(Extracted data entries)
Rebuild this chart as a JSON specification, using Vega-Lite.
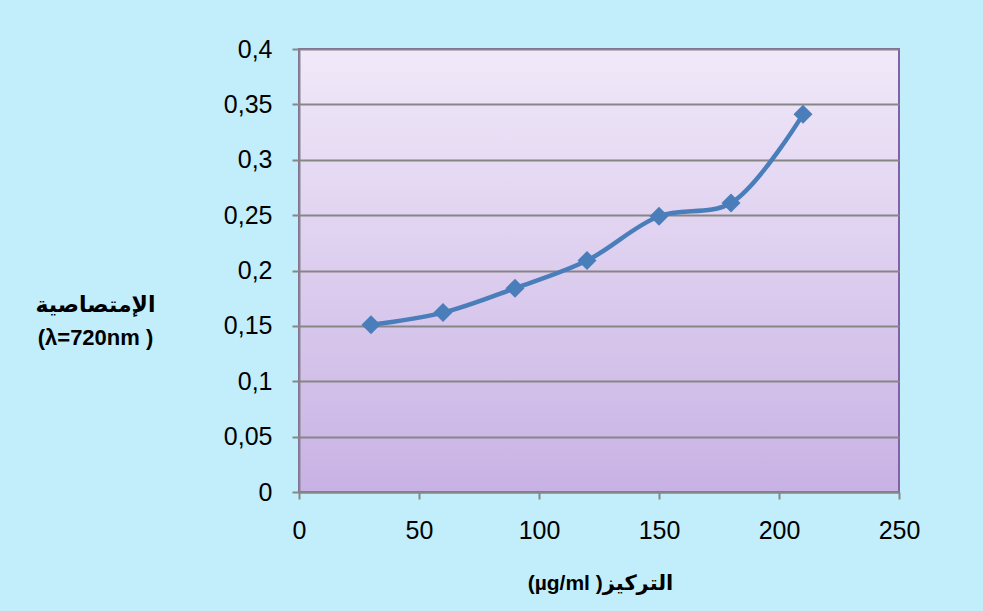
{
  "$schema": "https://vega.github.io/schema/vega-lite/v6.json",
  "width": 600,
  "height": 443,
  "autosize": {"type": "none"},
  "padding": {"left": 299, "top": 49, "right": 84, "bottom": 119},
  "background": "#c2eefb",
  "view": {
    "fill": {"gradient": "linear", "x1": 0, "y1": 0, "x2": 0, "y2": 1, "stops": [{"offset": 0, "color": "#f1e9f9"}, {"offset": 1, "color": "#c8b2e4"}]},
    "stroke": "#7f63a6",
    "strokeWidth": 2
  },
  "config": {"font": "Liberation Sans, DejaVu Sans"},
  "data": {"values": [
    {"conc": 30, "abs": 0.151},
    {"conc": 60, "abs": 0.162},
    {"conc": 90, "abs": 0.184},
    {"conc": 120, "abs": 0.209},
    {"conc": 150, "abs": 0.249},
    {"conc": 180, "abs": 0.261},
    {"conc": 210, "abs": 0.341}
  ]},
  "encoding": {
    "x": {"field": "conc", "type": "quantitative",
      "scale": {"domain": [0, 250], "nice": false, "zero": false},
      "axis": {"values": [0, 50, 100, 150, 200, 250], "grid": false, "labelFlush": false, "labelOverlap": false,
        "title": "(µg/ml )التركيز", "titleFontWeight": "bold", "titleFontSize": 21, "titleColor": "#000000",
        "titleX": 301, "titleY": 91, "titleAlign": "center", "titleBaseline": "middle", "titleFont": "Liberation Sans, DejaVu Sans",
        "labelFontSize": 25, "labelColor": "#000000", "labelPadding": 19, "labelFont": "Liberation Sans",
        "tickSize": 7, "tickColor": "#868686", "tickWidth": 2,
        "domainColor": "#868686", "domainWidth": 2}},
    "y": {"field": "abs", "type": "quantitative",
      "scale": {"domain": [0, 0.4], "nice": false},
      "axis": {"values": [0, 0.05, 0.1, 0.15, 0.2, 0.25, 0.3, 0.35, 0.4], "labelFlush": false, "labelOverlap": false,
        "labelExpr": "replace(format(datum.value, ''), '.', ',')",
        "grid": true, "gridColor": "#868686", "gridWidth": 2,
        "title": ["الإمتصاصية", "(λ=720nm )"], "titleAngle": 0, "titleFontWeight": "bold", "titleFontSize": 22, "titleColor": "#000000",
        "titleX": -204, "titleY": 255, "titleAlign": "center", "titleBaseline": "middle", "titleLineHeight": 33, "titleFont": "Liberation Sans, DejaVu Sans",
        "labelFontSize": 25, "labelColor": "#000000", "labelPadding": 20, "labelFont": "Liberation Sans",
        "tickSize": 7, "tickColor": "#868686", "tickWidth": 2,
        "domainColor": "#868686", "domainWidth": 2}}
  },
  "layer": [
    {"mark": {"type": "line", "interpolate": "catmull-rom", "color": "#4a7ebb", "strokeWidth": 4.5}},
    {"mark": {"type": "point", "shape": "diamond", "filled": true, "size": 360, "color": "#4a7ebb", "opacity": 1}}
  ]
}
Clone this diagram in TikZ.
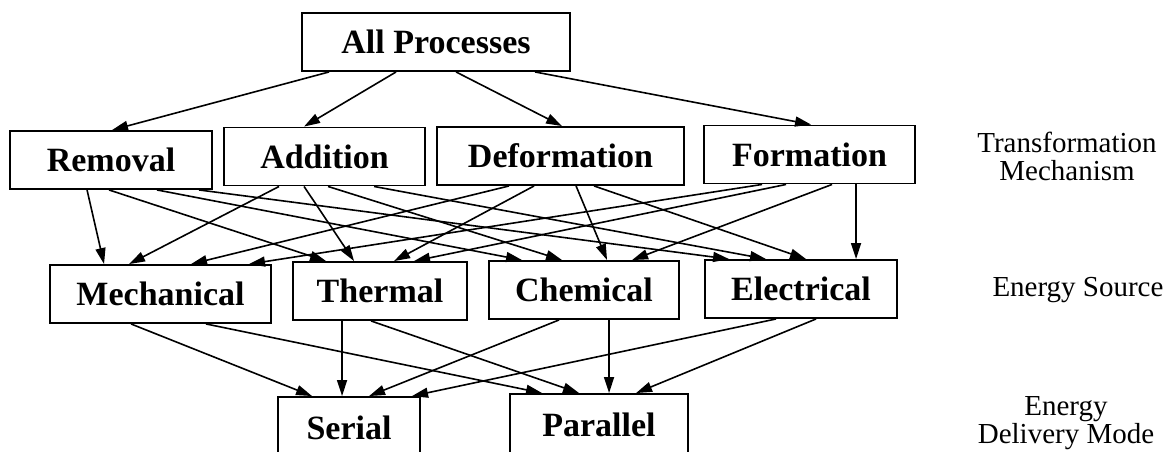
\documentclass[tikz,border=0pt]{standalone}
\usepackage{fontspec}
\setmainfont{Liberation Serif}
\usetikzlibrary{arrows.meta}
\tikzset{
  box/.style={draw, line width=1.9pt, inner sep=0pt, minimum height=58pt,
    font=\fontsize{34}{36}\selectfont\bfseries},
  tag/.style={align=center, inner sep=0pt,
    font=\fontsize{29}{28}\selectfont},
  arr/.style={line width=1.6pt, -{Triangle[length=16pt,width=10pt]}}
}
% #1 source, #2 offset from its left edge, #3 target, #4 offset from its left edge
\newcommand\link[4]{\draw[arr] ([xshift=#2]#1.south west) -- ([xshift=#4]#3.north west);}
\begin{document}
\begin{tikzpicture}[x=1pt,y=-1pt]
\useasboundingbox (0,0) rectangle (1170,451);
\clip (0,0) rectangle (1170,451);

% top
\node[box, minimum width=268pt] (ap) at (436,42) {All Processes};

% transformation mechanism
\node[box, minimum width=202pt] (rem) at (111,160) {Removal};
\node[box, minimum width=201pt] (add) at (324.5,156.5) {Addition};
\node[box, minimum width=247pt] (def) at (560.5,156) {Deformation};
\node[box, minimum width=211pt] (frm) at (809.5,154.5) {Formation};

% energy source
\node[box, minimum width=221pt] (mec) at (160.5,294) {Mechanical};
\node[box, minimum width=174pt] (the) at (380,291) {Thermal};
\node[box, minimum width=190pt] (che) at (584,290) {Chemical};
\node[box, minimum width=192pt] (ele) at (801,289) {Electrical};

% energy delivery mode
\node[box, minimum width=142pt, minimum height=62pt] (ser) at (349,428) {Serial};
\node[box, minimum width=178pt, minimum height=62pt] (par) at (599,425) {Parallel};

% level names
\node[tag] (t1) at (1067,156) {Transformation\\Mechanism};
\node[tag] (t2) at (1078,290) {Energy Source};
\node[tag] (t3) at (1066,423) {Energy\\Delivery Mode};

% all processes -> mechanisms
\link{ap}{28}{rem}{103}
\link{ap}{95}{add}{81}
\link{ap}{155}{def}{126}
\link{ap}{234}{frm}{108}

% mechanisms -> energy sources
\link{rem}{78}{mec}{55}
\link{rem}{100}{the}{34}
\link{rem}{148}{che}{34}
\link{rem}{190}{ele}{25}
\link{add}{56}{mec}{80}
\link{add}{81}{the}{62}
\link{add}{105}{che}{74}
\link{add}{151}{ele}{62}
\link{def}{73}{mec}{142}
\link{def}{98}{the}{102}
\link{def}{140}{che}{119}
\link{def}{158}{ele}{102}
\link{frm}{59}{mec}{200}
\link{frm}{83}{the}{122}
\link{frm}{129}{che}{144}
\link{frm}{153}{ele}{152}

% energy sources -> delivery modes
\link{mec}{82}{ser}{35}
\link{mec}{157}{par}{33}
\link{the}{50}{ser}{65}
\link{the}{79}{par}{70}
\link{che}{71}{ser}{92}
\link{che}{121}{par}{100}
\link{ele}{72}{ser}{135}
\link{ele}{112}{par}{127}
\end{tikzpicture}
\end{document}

*Task to complete*.
Retype, word for word, only the lines from the one containing "Clone this diagram in TikZ." through the one containing "minimum width=211pt] (frm)", both included, and leave out any pictures.

*Correct response*.
Clone this diagram in TikZ.
\documentclass[tikz,border=0pt]{standalone}
\usepackage{fontspec}
\setmainfont{Liberation Serif}
\usetikzlibrary{arrows.meta}
\tikzset{
  box/.style={draw, line width=1.9pt, inner sep=0pt, minimum height=58pt,
    font=\fontsize{34}{36}\selectfont\bfseries},
  tag/.style={align=center, inner sep=0pt,
    font=\fontsize{29}{28}\selectfont},
  arr/.style={line width=1.6pt, -{Triangle[length=16pt,width=10pt]}}
}
% #1 source, #2 offset from its left edge, #3 target, #4 offset from its left edge
\newcommand\link[4]{\draw[arr] ([xshift=#2]#1.south west) -- ([xshift=#4]#3.north west);}
\begin{document}
\begin{tikzpicture}[x=1pt,y=-1pt]
\useasboundingbox (0,0) rectangle (1170,451);
\clip (0,0) rectangle (1170,451);

% top
\node[box, minimum width=268pt] (ap) at (436,42) {All Processes};

% transformation mechanism
\node[box, minimum width=202pt] (rem) at (111,160) {Removal};
\node[box, minimum width=201pt] (add) at (324.5,156.5) {Addition};
\node[box, minimum width=247pt] (def) at (560.5,156) {Deformation};
\node[box, minimum width=211pt] (frm) at (809.5,154.5) {Formation};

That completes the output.